BATMAN THE DARK PRINCE CHARMING TOME 1 : ENRICO MARINI S'OFFRE GOTHAM

S'il y a un album en ce mois de novembre, qui fait le buzz comme jamais, voici venir le Dark Prince Charming d'Enrico Marini. L'auteur est un artiste complet et accompli qui a derrière lui un curriculum rutilant, mais n'est pas pour autant un nom qu'on s'attendait à voir figurer sur ce genre de projet. Les frontières entre l'Europe et l'Amérique étant des plus poreuses, en termes non seulement d'échanges artistiques, mais aussi, toujours plus souvent, pour ce qui est de la manière de produire et consommer le comic-book, cette parution rêvet donc un sens évident, et intrigue au plus point. L'histoire propose un Joker complètement dingue, bien écrit et cerné, dont l'humour macabre n'accepte aucune concurrence, même involontaire, et qui se complaît dans le non sens absolu et mortel, l'envie de trucider pour le simple goût de pouvoir le faire, là sur l'instant. Harley Quinn est aussi de la partie, et c'est même son anniversaire, ce qui pousse son petit ami dément à voler un collier d'un prix inestimable, et à se frotter à Batman (et Catwoman). Tout ceci crée de l'action, et donne du tonus aux premières pages, nous plongeant d'emblée en territoire connu, et pourtant différent. Les femmes sont manipulatrices et dangereuses chez Marini. Si Harley parvient à faire plier le Joker en poussant le caprice à faire la tête devant le cadeau macabre qui lui est présenté par son "fiancé", nous rencontrons également une ancienne serveuse qui débarque chez Bruce Wayne, avec une fillette de huit ans à la main, et demande sans ménagement un test de paternité. Après tout, pourquoi pas, entre une mission périlleuse à Gotham et un team-up avec la Justice League, Bruce a du avoir une vie sexuelle chargée, non? La gamine est touchante et naïve, mais la mère froidement décidée à presser le billionnaire comme un citron, pour en retirer ce qu'elle peut. Batman bientôt en banqueroute? 
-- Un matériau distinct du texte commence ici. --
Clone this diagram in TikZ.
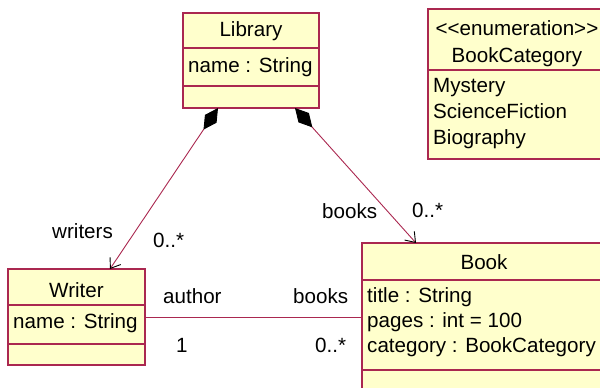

Et le Joker dans tout ça (je vous l'ai déjà dit qu'il parle comme le Joker, agit comme le Joker, bref Marini l'a totalement appréhendé, avec comme seul bémol, pour certains d'entre vous, un maquillage un peu audacieux, qui le fait ressembler à une pop star gothique. Tout le monde ne va pas adhérer. L'inspiration première étant à la base Christophe Lambert dans Subway)? Et bien disons que la fillette évoquée plus haut va malheureusement croiser la route du Prince du crime, et qu'à partir de là, les choses vont s'emballer... En fait ça met un peu de temps pour se mettre en place, pour qu'on y voit plus clair, enfin, mais comment en vouloir à l'artiste, quand ces préliminaires assez lents et posés sont aussi un prétexte pour une vision artistique exemplaire? Oui, j'ai beaucoup aimé cette Gotham là, cette ville nimbée dans la grisaille et des nuances bleu-ardoise, truffée de détails architecturaux aussi flous et indistincts, que concrets et crédibles en même temps. C'est la fluidité qui l'emporte, aussi bien dans la manière de faire se rencontrer les personnages (la relation Batman Catwoman coule de source, l'antagonisme Batman Joker est juste, pas surjoué, Harley Quinn est pour une fois présentée autrement que comme une péripatéticienne en mini short...) que dans l'illustration du récit. On progresse dans la seconde partie avec les blagues malsaines d'un Joker étonnamment clément avec sa petite captive (on devine ses raisons, encore que...), la peur de cette dernière (qui repose ses espoirs dans la figure héroïque et fuyante d'un Dark Knight qui tarde à la retrouver) et la fixation de Batman, qui tape et enquête pour retrouver la jeune victime, tout en patinant dans la semoule.
En gros, des archétypes classiques, mais modernisés, retravaillés, simplement et subtilement différents, qui prouvent qu'Enrico Marini s'est non seulement fondu dans le moule de Gotham, mais qu'il en a aussi pervertit la géographie selon son bon vouloir, ou plus probablement, selon son talent évident. 



Un grand merci à Dargaud / Urban pour nous avoir snobés de la plus complète et absurde des manières, pour ce qui concerne le dossier de presse que d'autres ont reçu ... en plusieurs exemplaires. 
Sans rancune de notre part, mais à l'avenir, un peu plus de considération ferait non seulement plaisir, mais serait professionnellement parlant plus sérieux.